By modelling the heterogeneous routine of human agents, our ABM can produce
detailed information related to the societal system examined and can generate data
that could be used to fill in the gaps that exist in traditional datasets. This
method signifies a step forward, away from the earlier static nature approaches
of urban modelling, where total population is divided into homogeneous
subpopulations.

The
establishment of an ABM approach that integrates Socio-Economic Status (SES)

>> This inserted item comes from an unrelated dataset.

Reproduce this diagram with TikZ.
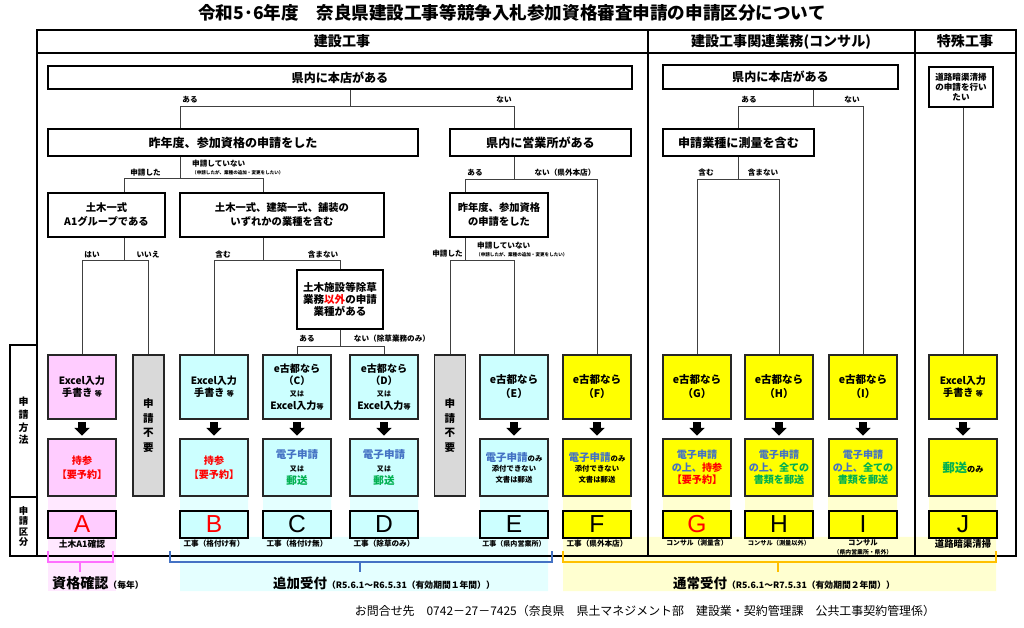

indicators with the capacity for aggregation and analysis at various levels of
population size, leads to an exposure assessment model especially useful for
vulnerable groups of population, such as children, the elderly and people
living in hot spot areas. This is an opportunity to capture evidence for cases
where specific subgroups of population are disproportionately exposed to higher
levels of environmental risk than other parts of the same society. This is,
therefore, a method where cases that exhibit environmental injustice can be
detected and interpreted through an artificial society type model. Moreover, the
proposed method can be used for evaluating the probable impacts of different
public health policies prior to implementation reducing, therefore, the time
and expense required to identify efficient measures.